O problema vai ser unir as facções do partido, que estão ficando cada vez mais separadas. Nunca um ditado americano serviu tanto para definir uma situação como agora entre os democratas: "Não é uma questão de vida ou morte. É mais importante do que isso". A oratória de Barack Obama é bem superior à da média dos políticos, é uma linguagem política renovada e de forte apelo emocional, o que faz com que ele possa galvanizar o eleitorado a cada comício.

Já a de Hillary Clinton, ao contrário, esconde suas deficiências atrás de uma posição mais técnica. Por isso, seu marido, o ex-presidente Bill Clinton, está cada vez mais presente na campanha, às vezes fazendo comícios sem a presença da candidata.

Além de ser um ex-presidente geralmente bem apreciado - recente pesquisa mostrou que essa campanha presidencial fez aumentar o número de eleitores que gostariam de vê-lo novamente na Casa Branca, o que é impedido pela Constituição -, Clinton também tem uma retórica política superior.

A presença marcante do marido na campanha faz com que Hillary tenha que enfrentar muitas vezes a mesma questão: quem vai mandar num eventual governo dela? Esta semana, ela aproveitou o programa de David Letterman para deixar clara sua posição.
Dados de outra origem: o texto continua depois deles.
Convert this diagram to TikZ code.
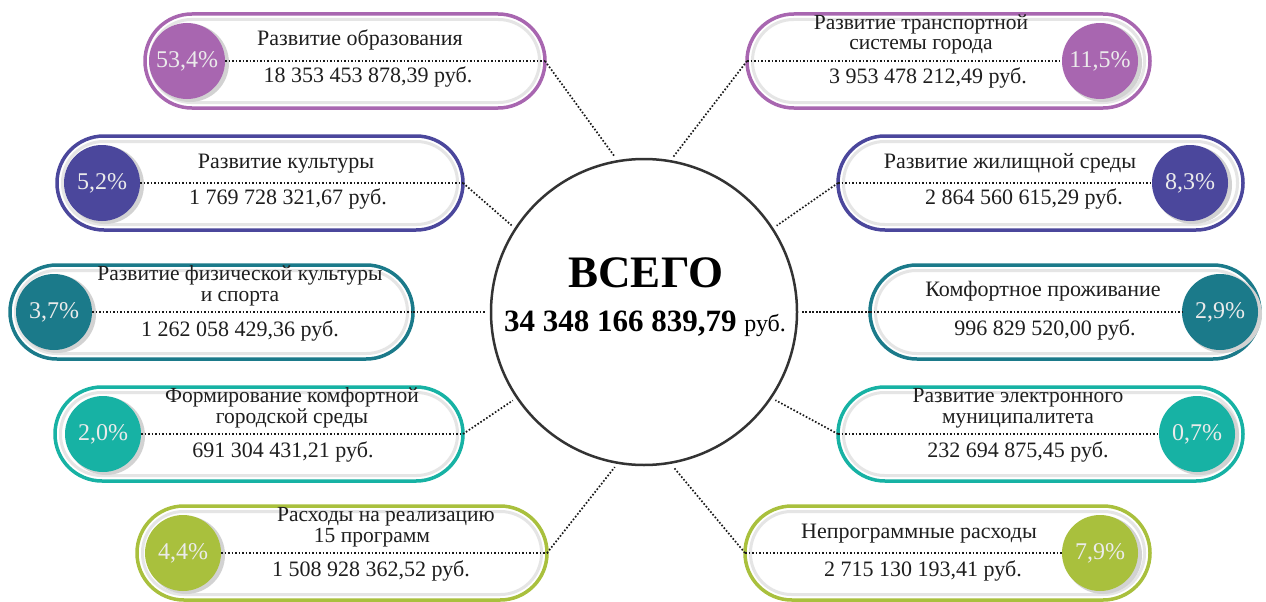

Usando uma expressão tipicamente americana, ela garantiu que quem governará será ela.

A expressão fica melhor em inglês, mas o sentido é esse. Ela garantiu: "Na minha Casa Branca, quem vai usar o terno (paint suit) na família serei eu", arrancando aplausos da platéia, especialmente das mulheres, que têm sido um grupo importante de apoio.

Em resumo, Barack Obama hoje tem uma chance boa, coisa que não era previsível antes da primeira primária em Iowa, enquanto Hillary continua com boas chances, mas menores do que quando começou a disputa.

E quem pode se aproveitar da disputa cada vez mais acirrada entre os dois é o senador John McCain, que saiu da Superterça mais forte como o provável candidato republicano.